White men have said over and over—and we have believed it because it was repeated so often—that not only was there no such thing as a chaste Negro woman—but that a Negro woman could not be assaulted, that it was never against her will.
—Jessie Daniel Ames44
The historian Jacquelyn Dowd Hall has called the sexual access of white men to black women "a cornerstone of patriarchal power in the South." The rationale for the absence of laws protecting a black woman from rape was based in part on her status as property and on the economic purpose she served by replenishing the slave supply, but it was also justified by reference to the innate lasciviousness of black women.45 Hall notes the process by which Victorian views of the female as passionless replaced an older notion of women’s dangerous sexual power: "In the United States, the fear and fascination of female sexuality was projected onto black women; the passionless lady arose in symbiosis with the primitively sexual slave."46 In the Master Narrative, the aristocratic planter’s son who visited the slave quarters was merely sowing wild oats with an eager sexual partner.47
This story of interracial rape so central to our history is but one version of an even older story of sexuality and patriarchal hegemony. The noble’s sexual access to the serf’s daughter and the lord’s dalliance with the downstairs maid are also stories of the rape of powerless women by powerful men, justified by the portrayal of the victim as wanton and unchaste, without any wish, much less any right, to say no.48
This was the story that William Kennedy Smith’s defense attorneys relied upon so successfully. Smith is cast in the role of the gentlemen’s son.

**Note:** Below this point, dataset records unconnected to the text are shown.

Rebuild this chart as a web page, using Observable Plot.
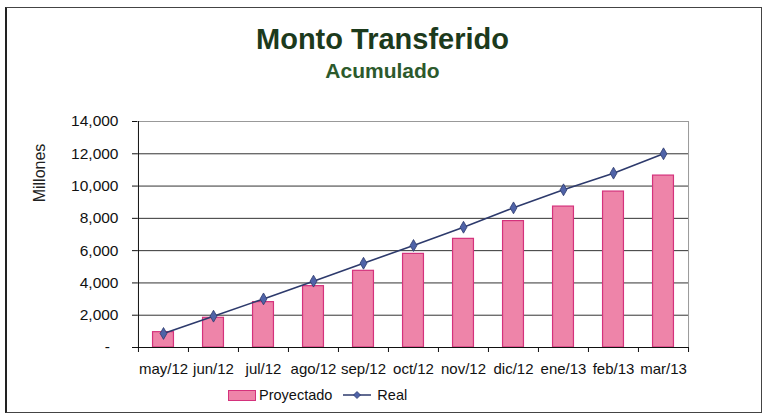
<!DOCTYPE html>
<html>
<head>
<meta charset="utf-8">
<script src="https://cdn.jsdelivr.net/npm/d3@7"></script>
<script src="https://cdn.jsdelivr.net/npm/@observablehq/plot@0.6"></script>
<style>
  html, body { margin: 0; padding: 0; background: #fff; }
  #wrap { position: relative; width: 765px; height: 416px; overflow: hidden; background: #fff;
          font-family: "Liberation Sans", Arial, sans-serif; }
  #border { position: absolute; left: 5px; top: 7px; width: 754px; height: 404px;
            border: 1px solid #444; border-left: 2px solid #222; }
  #chart { position: absolute; left: 0; top: 0; }
  .title { position: absolute; left: 0; width: 765px; text-align: center; font-weight: bold; }
  #t1 { top: 23px; font-size: 29px; color: #1c3a1c; }
  #t2 { top: 59px; font-size: 21px; color: #2c5a2c; }
  #ylab { position: absolute; left: 40px; top: 173px; transform: translate(-50%, -50%) rotate(-90deg);
          font-size: 16px; color: #222; white-space: nowrap; }
  #legend { position: absolute; top: 387px; left: 228px; font-size: 14.5px; color: #111; display: flex; align-items: center; }
  .sw { display: inline-block; width: 26px; height: 9px; background: #ee84a9; border: 1px solid #d4327c; margin-right: 3px; }
</style>
</head>
<body>
<div id="wrap">
  <div id="border"></div>
  <div id="chart"></div>
  <div class="title" id="t1">Monto Transferido</div>
  <div class="title" id="t2">Acumulado</div>
  <div id="ylab">Millones</div>
  <div id="legend">
    <span class="sw"></span><span>Proyectado</span>
    <svg width="34" height="12" style="margin-left:9px;margin-right:2px">
      <line x1="2" y1="6" x2="30" y2="6" stroke="#2d3a6c" stroke-width="1.5"></line>
      <path d="M16,2.5 L19.5,6 L16,9.5 L12.5,6 Z" fill="#4f63a8" stroke="#2d3a6c" stroke-width="0.8"></path>
    </svg><span>Real</span>
  </div>
</div>
<script>
const months = ["may/12","jun/12","jul/12","ago/12","sep/12","oct/12","nov/12","dic/12","ene/13","feb/13","mar/13"];
const proyectado = [950, 1840, 2810, 3800, 4750, 5800, 6730, 7830, 8730, 9660, 10650];
const real = [870, 1940, 3010, 4110, 5220, 6320, 7450, 8650, 9770, 10800, 12000];
const yTicks = [0, 2000, 4000, 6000, 8000, 10000, 12000, 14000];

const data = months.map((m, i) => ({month: m, proy: proyectado[i], real: real[i]}));
const fmt = d => d === 0 ? "-\u2007" : d3.format(",")(d);

const W = 765, H = 416, ML = 137, MR = 77, MT = 121, MB = 69;
const bw = (W - ML - MR) / months.length;
const barW = 21;
const inset = (bw - barW) / 2;

const chart = Plot.plot({
  width: W, height: H,
  marginLeft: ML, marginRight: MR, marginTop: MT, marginBottom: MB,
  x: {domain: months, padding: 0, label: null},
  y: {domain: [0, 14000], label: null},
  style: {fontFamily: "'Liberation Sans', Arial, sans-serif", fontSize: "14px", color: "#111", background: "transparent"},
  marks: [
    Plot.ruleY(yTicks.slice(1, -1), {stroke: "#333", strokeWidth: 1}),
    Plot.ruleY([yTicks[yTicks.length - 1]], {stroke: "#999", strokeWidth: 1}),
    Plot.ruleX([months[months.length - 1]], {dx: bw / 2, stroke: "#999", strokeWidth: 1}),
    Plot.barY(data, {x: "month", y: "proy", fill: "#ee84a9", stroke: "#d4327c", strokeWidth: 1.2, insetLeft: inset, insetRight: inset}),
    Plot.line(data, {x: "month", y: "real", stroke: "#2d3a6c", strokeWidth: 1.6}),
    Plot.dot(data, {x: "month", y: "real", symbol: "diamond", r: 3.6, fill: "#4f63a8", stroke: "#2d3a6c", strokeWidth: 0.8}),
    Plot.ruleX([months[0]], {dx: -bw / 2, stroke: "#111", strokeWidth: 1}),
    Plot.ruleY([0], {stroke: "#111", strokeWidth: 1}),
    Plot.ruleX(months, {dx: -bw / 2, y1: 0, y2: 0, insetBottom: -5, stroke: "#111"}),
    Plot.ruleX([months[months.length - 1]], {dx: bw / 2, y1: 0, y2: 0, insetBottom: -5, stroke: "#111"}),
    Plot.axisY({ticks: yTicks, tickFormat: fmt, tickSize: 5, tickPadding: 14, fontSize: 15.5}),
    Plot.axisX({tickSize: 0, tickPadding: 16, fontSize: 15})
  ]
});
document.getElementById("chart").appendChild(chart);
</script>
</body>
</html>
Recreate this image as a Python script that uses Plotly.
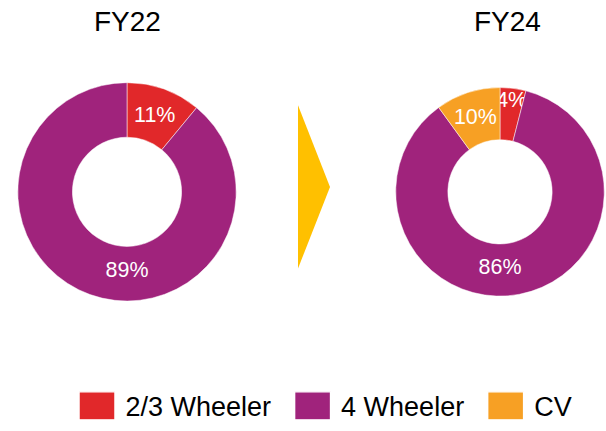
import plotly.graph_objects as go

# data
categories = ["2/3 Wheeler", "4 Wheeler", "CV"]
colors = ["#E1282A", "#A0237C", "#F7A024"]
fy22_labels = ["2/3 Wheeler", "4 Wheeler"]
fy22_values = [11, 89]
fy24_labels = ["2/3 Wheeler", "4 Wheeler", "CV"]
fy24_values = [4, 86, 10]
titles = ["FY22", "FY24"]

W, H = 606, 431
FONT = "Liberation Sans"
color_map = dict(zip(categories, colors))

fig = go.Figure()


def add_donut(labels, values, x0, x1, cy, r):
    fig.add_trace(go.Pie(
        labels=labels,
        values=values,
        hole=0.5,
        sort=False,
        direction="clockwise",
        rotation=0,
        marker=dict(colors=[color_map[l] for l in labels],
                    line=dict(color="white", width=0.5)),
        textinfo="percent",
        texttemplate="%{percent:.0%}",
        textposition="inside",
        insidetextorientation="horizontal",
        textfont=dict(color="white", size=24, family=FONT),
        domain=dict(x=[x0 / W, x1 / W],
                    y=[(H - cy - r) / H, (H - cy + r) / H]),
        hoverinfo="label+percent",
    ))


add_donut(fy22_labels, fy22_values, 16, 238, 195, 111)
add_donut(fy24_labels, fy24_values, 394, 606, 195, 106)

# titles
for t, cx in zip(titles, [127, 507]):
    fig.add_annotation(text=t, x=cx / W, y=(H - 22) / H, xref="paper", yref="paper",
                       showarrow=False, xanchor="center", yanchor="middle",
                       font=dict(size=28, color="black", family=FONT))

# arrow between the two years
fig.add_shape(type="path", xref="paper", yref="paper",
              path=f"M {298/W} {(H-107)/H} L {330/W} {(H-190)/H} L {298/W} {(H-273)/H} Z",
              fillcolor="#FFC000", line=dict(width=0))

fig.update_layout(
    width=W, height=H,
    margin=dict(l=0, r=0, t=0, b=0),
    paper_bgcolor="white",
    plot_bgcolor="white",
    uniformtext=dict(minsize=20, mode="show"),
    legend=dict(orientation="h", x=60.5 / W, xanchor="left", y=(H - 413) / H, yanchor="middle",
                font=dict(size=27, color="black", family=FONT),
                itemwidth=55, traceorder="normal"),
)

# bigger legend squares, like the original
post = """
document.body.style.margin='0';
document.body.style.overflow='hidden';
document.querySelectorAll('.legendpoints path').forEach(function(p){
  p.setAttribute('transform','translate(36.5,0) scale(3,2.33)');
});
"""

fig.write_html("out.html", post_script=post, config={"displayModeBar": False})
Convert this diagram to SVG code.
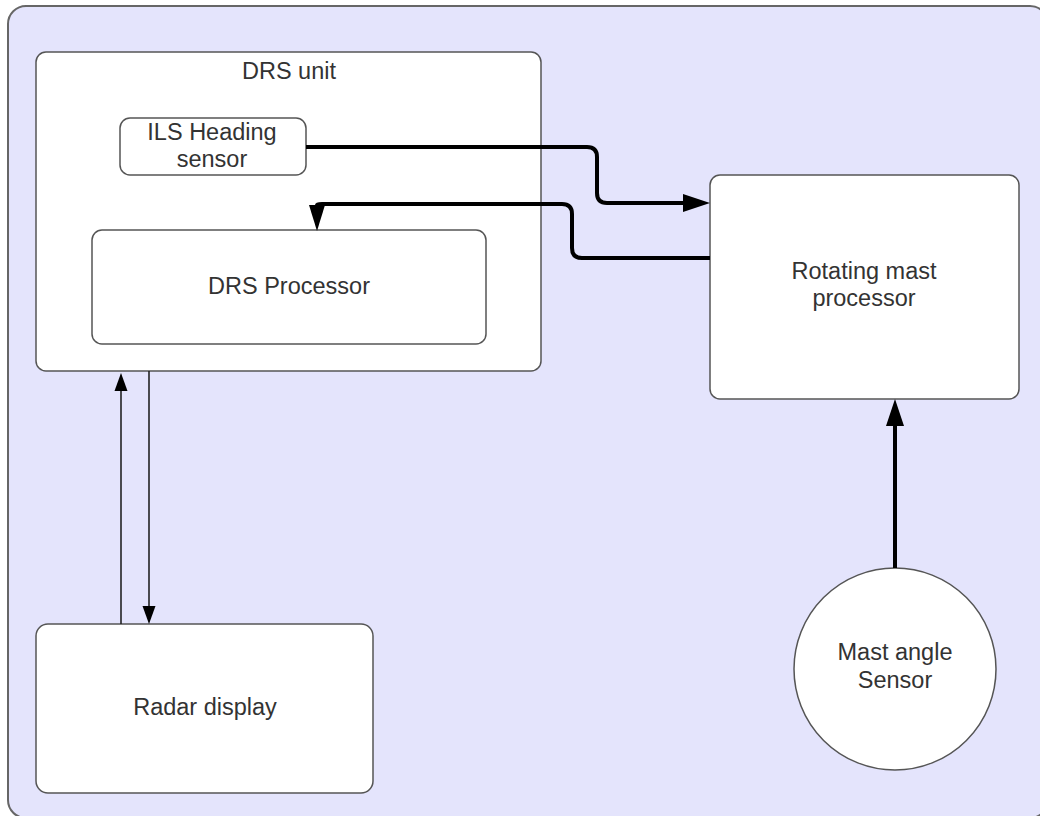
<svg xmlns="http://www.w3.org/2000/svg" width="1040" height="816" viewBox="0 0 1040 816">
  <style>
    .box { fill: #ffffff; stroke: #555555; stroke-width: 1.5; }
    .lbl { font-family: "Liberation Sans", Arial, sans-serif; font-size: 23.5px; fill: #333333; text-anchor: middle; }
    .thick { fill: none; stroke: #000000; stroke-width: 4; }
    .thin { fill: none; stroke: #222222; stroke-width: 1.6; }
  </style>
  <defs>
    <marker id="arrowBold" markerWidth="28" markerHeight="18" refX="0" refY="9" orient="auto" markerUnits="userSpaceOnUse" overflow="visible">
      <path d="M0,0 L27,9 L0,18 z" fill="#000000"/>
    </marker>
    <marker id="arrowNarrow" markerWidth="27" markerHeight="16" refX="0" refY="8" orient="auto" markerUnits="userSpaceOnUse" overflow="visible">
      <path d="M0,0 L26,8 L0,16 z" fill="#000000"/>
    </marker>
    <marker id="arrowThin" markerWidth="19" markerHeight="13" refX="0" refY="6.5" orient="auto" markerUnits="userSpaceOnUse" overflow="visible">
      <path d="M0,0 L18,6.5 L0,13 z" fill="#000000"/>
    </marker>
  </defs>

  <!-- system boundary -->
  <rect id="frame" x="8" y="6" width="1040" height="812" rx="18" fill="#e4e4fc" stroke="#666666" stroke-width="2"/>

  <g id="drs-unit">
    <rect class="box" x="36" y="52" width="505" height="319" rx="10"/>
    <text class="lbl" x="289" y="79">DRS unit</text>
  </g>

  <g id="ils-heading-sensor">
    <rect class="box" x="120" y="118" width="186" height="57" rx="10"/>
    <text class="lbl" x="212" y="140">ILS Heading</text>
    <text class="lbl" x="212" y="167">sensor</text>
  </g>

  <g id="drs-processor">
    <rect class="box" x="92" y="230" width="394" height="114" rx="10"/>
    <text class="lbl" x="289" y="294">DRS Processor</text>
  </g>

  <g id="rotating-mast-processor">
    <rect class="box" x="710" y="175" width="309" height="224" rx="10"/>
    <text class="lbl" x="864" y="279">Rotating mast</text>
    <text class="lbl" x="864" y="306">processor</text>
  </g>

  <g id="radar-display">
    <rect class="box" x="36" y="624" width="337" height="169" rx="12"/>
    <text class="lbl" x="205" y="715">Radar display</text>
  </g>

  <g id="mast-angle-sensor">
    <circle class="box" cx="895" cy="669" r="101"/>
    <text class="lbl" x="895" y="660">Mast angle</text>
    <text class="lbl" x="895" y="688">Sensor</text>
  </g>

  <g id="connectors">
    <!-- heading sensor to mast processor -->
    <path class="thick" d="M306,147 H587 Q597,147 597,157 V193 Q597,203 607,203 H683" marker-end="url(#arrowBold)"/>
    <!-- mast processor back to DRS processor -->
    <path class="thick" d="M710,258 H582 Q572,258 572,248 V214 Q572,204 562,204 H322 Q317,204 317,205" marker-end="url(#arrowNarrow)"/>
    <!-- radar display to DRS unit -->
    <path class="thin" d="M121,624 V391" marker-end="url(#arrowThin)"/>
    <!-- DRS unit to radar display -->
    <path class="thin" d="M149,371 V606" marker-end="url(#arrowThin)"/>
    <!-- mast angle sensor to mast processor -->
    <path class="thick" d="M895,568 V426" marker-end="url(#arrowBold)"/>
  </g>
</svg>
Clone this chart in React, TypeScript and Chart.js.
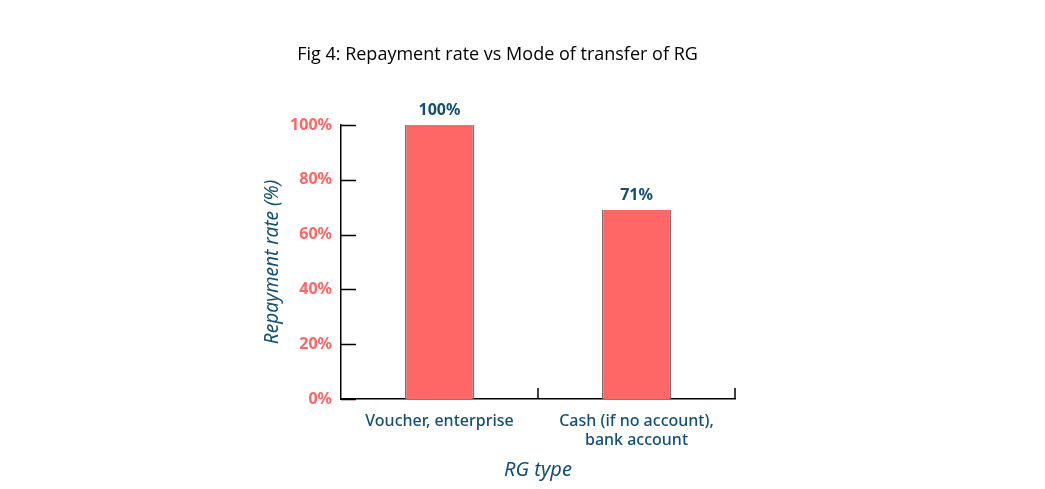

He is a clean-cut, upstanding young man from a prominent family. He enjoys a good party, but doesn’t every red-blooded wealthy white boy? He does not deny that he had sex with his victim, but he reminds us that she’s the tramp from the other side of the tracks. Doesn’t the young master get to try out his stuff on the lusty servant girl? The lawyers representing William Kennedy Smith painted his victim, Patricia Bowman, as promiscuous and sexually aggressive. She had worn a black dress and fancy undergarments and had canceled a date with another man when Kennedy Smith became available.49 In the context of the Master Narrative, Bowman becomes the slave girl. Her role in the black sexuality myth is no longer that of the presumptively chaste white woman who must be believed. By portraying her as sexually aggressive, the defense transforms her from the white woman on the pedestal to the fallen white woman, no better than the inherently unchaste black woman whose veracity is always to be questioned.50 Patricia Bowman, the gentleman’s victim, is even rendered invisible by CNN’s device of the face-obliterating dark spot.51 In the Master Narrative there is no such thing as rape in the slave quarters. It is never against her will.